In its latest Global DataSphere Forecast, IDC predicts that the amount of data that will be created over the next three years will be more than the data created over the past thirty. In 2020 alone, the analyst house estimates that more than 59 zettabytes of data will be created, captured, copied and consumed.
To put this into perspective, a single zettabyte is equivalent to 250 billion DVDs, and the issue is likely to be compounded by the fact that many enterprise IT organizations plan to keep up to ten copies of the data they create.
But with 90 percent of the world’s data having been created in the last two years alone, very few businesses have planned for the sheer levels at which this explosion in data has taken place. And this is particularly the case where unstructured is concerned.
While 80 percent of the world’s data is of the unstructured type, many businesses are strategically planning to turn their own data into information they can monetize.
But rather than IT budgets being doubled to match the data explosion, they have largely stayed flat. So many businesses are struggling to mobilize and manage this astounding amount of unstructured data in the enterprise.
The traditional approach to managing unstructured data has always been storage-centric – you move data to a storage system, the storage system then manages your data and gives you the tools to search and report on it.

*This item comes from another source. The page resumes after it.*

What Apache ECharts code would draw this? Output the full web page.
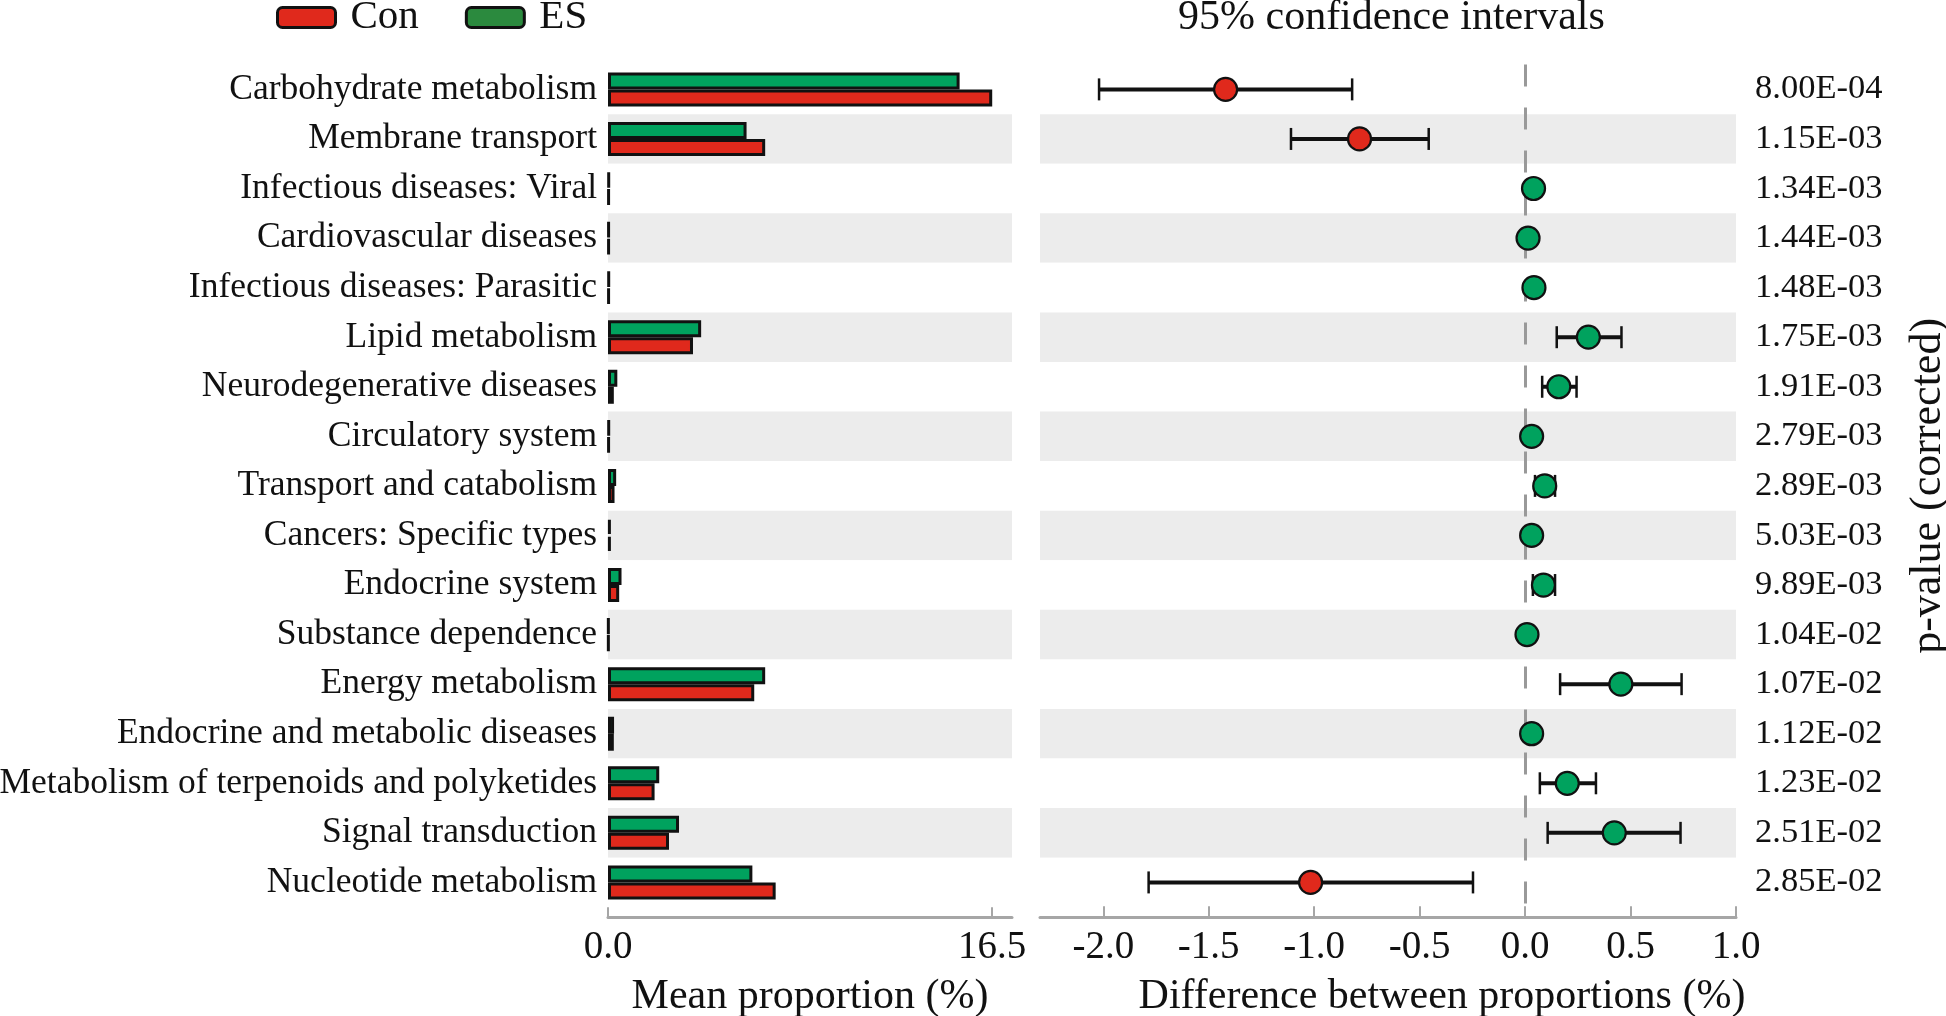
<!DOCTYPE html>
<html>
<head>
<meta charset="utf-8">
<script src="https://cdn.jsdelivr.net/npm/echarts@6/dist/echarts.min.js"></script>
<style>
html,body{margin:0;padding:0;background:#fff;}
#chart{width:1946px;height:1016px;}
</style>
</head>
<body>
<div id="chart"></div>
<script>
const categories = [
  'Carbohydrate metabolism','Membrane transport','Infectious diseases: Viral',
  'Cardiovascular diseases','Infectious diseases: Parasitic','Lipid metabolism',
  'Neurodegenerative diseases','Circulatory system','Transport and catabolism',
  'Cancers: Specific types','Endocrine system','Substance dependence',
  'Energy metabolism','Endocrine and metabolic diseases',
  'Metabolism of terpenoids and polyketides','Signal transduction','Nucleotide metabolism'
];
const conMean = [16.5, 6.75, 0.05, 0.05, 0.05, 3.65, 0.25, 0.05, 0.28, 0.12, 0.48, 0.03, 6.28, 0.25, 2.0, 2.62, 7.2];
const esMean  = [15.1, 5.95, 0.06, 0.05, 0.06, 4.0, 0.4, 0.06, 0.35, 0.12, 0.58, 0.03, 6.75, 0.26, 2.2, 3.05, 6.2];
const diffMean = [-1.42, -0.785, 0.04, 0.014, 0.042, 0.30, 0.16, 0.031, 0.093, 0.031, 0.087, 0.009, 0.454, 0.031, 0.20, 0.423, -1.017];
const ciLow    = [-2.02, -1.11, 0.03, 0.005, 0.03, 0.15, 0.081, 0.025, 0.047, 0.02, 0.037, 0.003, 0.166, 0.02, 0.07, 0.107, -1.785];
const ciHigh   = [-0.82, -0.457, 0.05, 0.02, 0.055, 0.457, 0.244, 0.04, 0.142, 0.04, 0.142, 0.015, 0.742, 0.04, 0.336, 0.737, -0.247];
const pValues = ['8.00E-04','1.15E-03','1.34E-03','1.44E-03','1.48E-03','1.75E-03','1.91E-03','2.79E-03','2.89E-03','5.03E-03','9.89E-03','1.04E-02','1.07E-02','1.12E-02','1.23E-02','2.51E-02','2.85E-02'];
const meanTicks = [0, 16.5];
const diffTicks = [-2.0, -1.5, -1.0, -0.5, 0.0, 0.5, 1.0];

const FONT = "'Liberation Serif', 'Times New Roman', serif";
const RED = '#e0291c';
const GREEN = '#00a25e';
const AXIS_GREY = '#a6a6a6';
const BAND = ['#ffffff', '#ececec'];

const chart = echarts.init(document.getElementById('chart'), null, {renderer: 'canvas'});

const ciData = categories.map((c, i) => [i, ciLow[i], ciHigh[i], diffMean[i]]);

const option = {
  animation: false,
  backgroundColor: '#ffffff',
  textStyle: {fontFamily: FONT, color: '#111'},
  title: {
    text: '95% confidence intervals',
    left: 1178, top: -3, padding: 0,
    textStyle: {fontFamily: FONT, fontSize: 42, fontWeight: 'normal', color: '#111'}
  },
  legend: {
    left: 276, top: -3, padding: 0,
    itemWidth: 58, itemHeight: 20, itemGap: 46,
    data: [
      {name: 'Con', itemStyle: {color: RED, borderColor: '#111', borderWidth: 3}},
      {name: 'ES', itemStyle: {color: '#2b8a3e', borderColor: '#111', borderWidth: 3}}
    ],
    textStyle: {fontFamily: FONT, fontSize: 41, color: '#111', padding: [4, 0, 0, 10]}
  },
  grid: [
    {left: 608, top: 64.6, width: 404, height: 842.6, outerBoundsMode: 'none', containLabel: false},
    {left: 1040, top: 64.6, width: 696, height: 842.6, outerBoundsMode: 'none', containLabel: false}
  ],
  xAxis: [
    {
      gridIndex: 0, type: 'value', min: 0, max: 17.35,
      offset: 10,
      axisLine: {show: true, lineStyle: {color: AXIS_GREY, width: 3}},
      axisTick: {show: true, inside: true, length: 10, customValues: meanTicks, lineStyle: {color: AXIS_GREY, width: 2}},
      axisLabel: {show: true, customValues: meanTicks, margin: 11, fontFamily: FONT, fontSize: 39, color: '#111',
        formatter: v => Number(v).toFixed(1)},
      splitLine: {show: false},
      name: 'Mean proportion (%)', nameLocation: 'middle', nameGap: 59,
      nameTextStyle: {fontFamily: FONT, fontSize: 42, color: '#111'}
    },
    {
      gridIndex: 1, type: 'value', min: -2.3, max: 1.0,
      offset: 10,
      axisLine: {show: true, lineStyle: {color: AXIS_GREY, width: 3}},
      axisTick: {show: true, inside: true, length: 11, customValues: diffTicks, lineStyle: {color: AXIS_GREY, width: 2}},
      axisLabel: {show: true, customValues: diffTicks, margin: 11, fontFamily: FONT, fontSize: 39, color: '#111',
        formatter: v => Number(v).toFixed(1)},
      splitLine: {show: false},
      name: 'Difference between proportions (%)', nameLocation: 'middle', nameGap: 59,
      nameTextStyle: {fontFamily: FONT, fontSize: 42, color: '#111', padding: [0, 0, 0, 108]}
    }
  ],
  yAxis: [
    {
      gridIndex: 0, type: 'category', data: categories, inverse: true,
      axisLine: {show: false}, axisTick: {show: false},
      axisLabel: {margin: 11, fontFamily: FONT, fontSize: 35.5, color: '#111', padding: [5, 0, 0, 0]},
      splitArea: {show: true, areaStyle: {color: BAND}},
      splitLine: {show: false}
    },
    {
      gridIndex: 1, type: 'category', data: pValues, inverse: true, position: 'right',
      axisLine: {show: false}, axisTick: {show: false},
      axisLabel: {margin: 19, fontFamily: FONT, fontSize: 34.5, color: '#111', padding: [5, 0, 0, 0]},
      splitArea: {show: true, areaStyle: {color: BAND}},
      splitLine: {show: false},
      name: 'p-value (corrected)', nameLocation: 'middle', nameGap: 170,
      nameTextStyle: {fontFamily: FONT, fontSize: 44, color: '#111'}
    }
  ],
  series: [
    {
      name: 'ES', type: 'bar', xAxisIndex: 0, yAxisIndex: 0,
      data: esMean, barWidth: 17, barGap: '0%',
      itemStyle: {color: GREEN, borderColor: '#111', borderWidth: 3}
    },
    {
      name: 'Con', type: 'bar', xAxisIndex: 0, yAxisIndex: 0,
      data: conMean, barWidth: 17, barGap: '0%',
      itemStyle: {color: RED, borderColor: '#111', borderWidth: 3}
    },
    {
      name: 'CI', type: 'custom', xAxisIndex: 1, yAxisIndex: 1,
      data: ciData,
      encode: {x: [1, 2, 3], y: 0},
      renderItem: function (params, api) {
        const row = api.value(0);
        const lo = api.coord([api.value(1), row]);
        const hi = api.coord([api.value(2), row]);
        const m = api.coord([api.value(3), row]);
        const col = api.value(3) < 0 ? RED : GREEN;
        return {
          type: 'group',
          children: [
            {type: 'line', shape: {x1: lo[0], y1: lo[1], x2: hi[0], y2: hi[1]}, style: {stroke: '#111', lineWidth: 4}},
            {type: 'line', shape: {x1: lo[0], y1: lo[1] - 11, x2: lo[0], y2: lo[1] + 11}, style: {stroke: '#111', lineWidth: 2.5}},
            {type: 'line', shape: {x1: hi[0], y1: hi[1] - 11, x2: hi[0], y2: hi[1] + 11}, style: {stroke: '#111', lineWidth: 2.5}},
            {type: 'circle', shape: {cx: m[0], cy: m[1], r: 11.5}, style: {fill: col, stroke: '#111', lineWidth: 2.2}}
          ]
        };
      },
      markLine: {
        silent: true, symbol: 'none', label: {show: false},
        lineStyle: {color: '#999999', width: 3, type: [22, 21]},
        data: [{xAxis: 0}]
      },
      z: 5
    }
  ]
};
chart.setOption(option);
</script>
</body>
</html>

This approach worked when data volumes were small or moderate and all of an enterprise’s data could fit within a single storage solution.
Even as storage architectures have become more sophisticated and flexible, and cloud storage options have emerged, most technology-based organizations today use a mix of expensive, high-performance flash storage, along with the mainstay of disk-based storage and cost-efficient object storage for less used “cold data.”
The heavy cost of silo
Cloud storage now also supports these different options, but it’s all too often treated as a cheap storage locker, which typically becomes just another disconnected data silo.
As enterprises shift to a multi-cloud architecture, they can no longer afford to manage data within each storage silo, search for data within each and pay a heavy cost to move data from one silo to another. Whether it’s file or object data – from user-generated data to home directories, file shares, or machine and application data such as genomics, PACS imaging, seismic data, electronic design data and IoT etc., traditional storage systems were not designed to cope with the modern explosion of unstructured data and multi-cloud architectures.
This is why a new aggregator style of unstructured data management across on-premise and cloud is needed.
We can think of this in terms of the equivalent of an Airbnb-type model for enterprise data.
Moving from a single-vendor controlled ecosystem to a vendor-independent aggregator model is not a new concept. Many industries have already gone through this transformation. A good example lies with the hospitality industry.
For decades, hotel chains relied upon loyal customers who were willing to drive extra miles to stay at their preferred hotel if they were a rewards member, even if a similar hotel was closer.
But Airbnb created a new model. It provided an easy, trustworthy and cost-effective way to find thousands of properties, including home rentals. In doing so, it expanded the available choices for guests.
This in turn has greatly expanded the market. And this might explain why Airbnb’s debut market cap was, at one point, more than the combined market cap of the nation’s three largest hotel chains – Marriott International, Hilton Worldwide and Hyatt Hotels. Of course, they’re still learning some lessons about governance and compliance as the model matures.
An aggregator approach to storage and unstructured data management would solve three major challenges in today’s hybrid cloud era. These include variables such as:
- Visibility – A cross-storage, cross-cloud view into all data owned by an enterprise to ensure ‘cold data’ that is worth less is using cheaper resources than ‘hot data’ that is worth more.
- Mobility – Ensuring correct data placement across different storage architectures and clouds – moving the right data to the right place, and at the right time across different storage silos.
- Value – An understanding of the value of data in its different forms, no matter where data lives – this requires a global approach to unstructured data management that is not storage-centric.
For this aggregator approach to unstructured data management to emerge successfully in any industry, there are various core principles that need to be set in place.
These include the best practice discipline that:
- It must be data agnostic and data-centric. It should work across silos by interoperating with various storage vendors and clouds using open standards, rather than proprietary interfaces.
- It cannot be tied to any storage architecture or vendor. Instead, it should provide global analytics and data management across silos, regardless of where the data lives. The customer must always be in control of their data.
- It should focus on data mobility. Enterprise IT organizations will need to move data by policy across different storage and cloud options to optimize costs and performance.
- It should not lock-in the metadata into a proprietary format. Instead, it should move data using open standards so that data can be used natively wherever it lives. It must keep the metadata intact along with the data itself, and provide an easy way to search, find and build virtual data lakes and deeper analytics that will help extract greater value from the data.
Enterprise IT leaders are beginning to recognize that a real and urgent need exists for a new data-centric, rather than storage-centric, approach to unstructured data management.
The growth we’ve seen in data accumulation can only continue to accelerate with new and upcoming digitalization initiatives and the majority of organizations adopting hybrid, multi-cloud strategies.
The race towards a new aggregator style of unstructured data management across clouds has begun in full force – and the time is right for an Airbnb-style model for unstructured data management.
Krishna Subramanian, President & COO, Komprise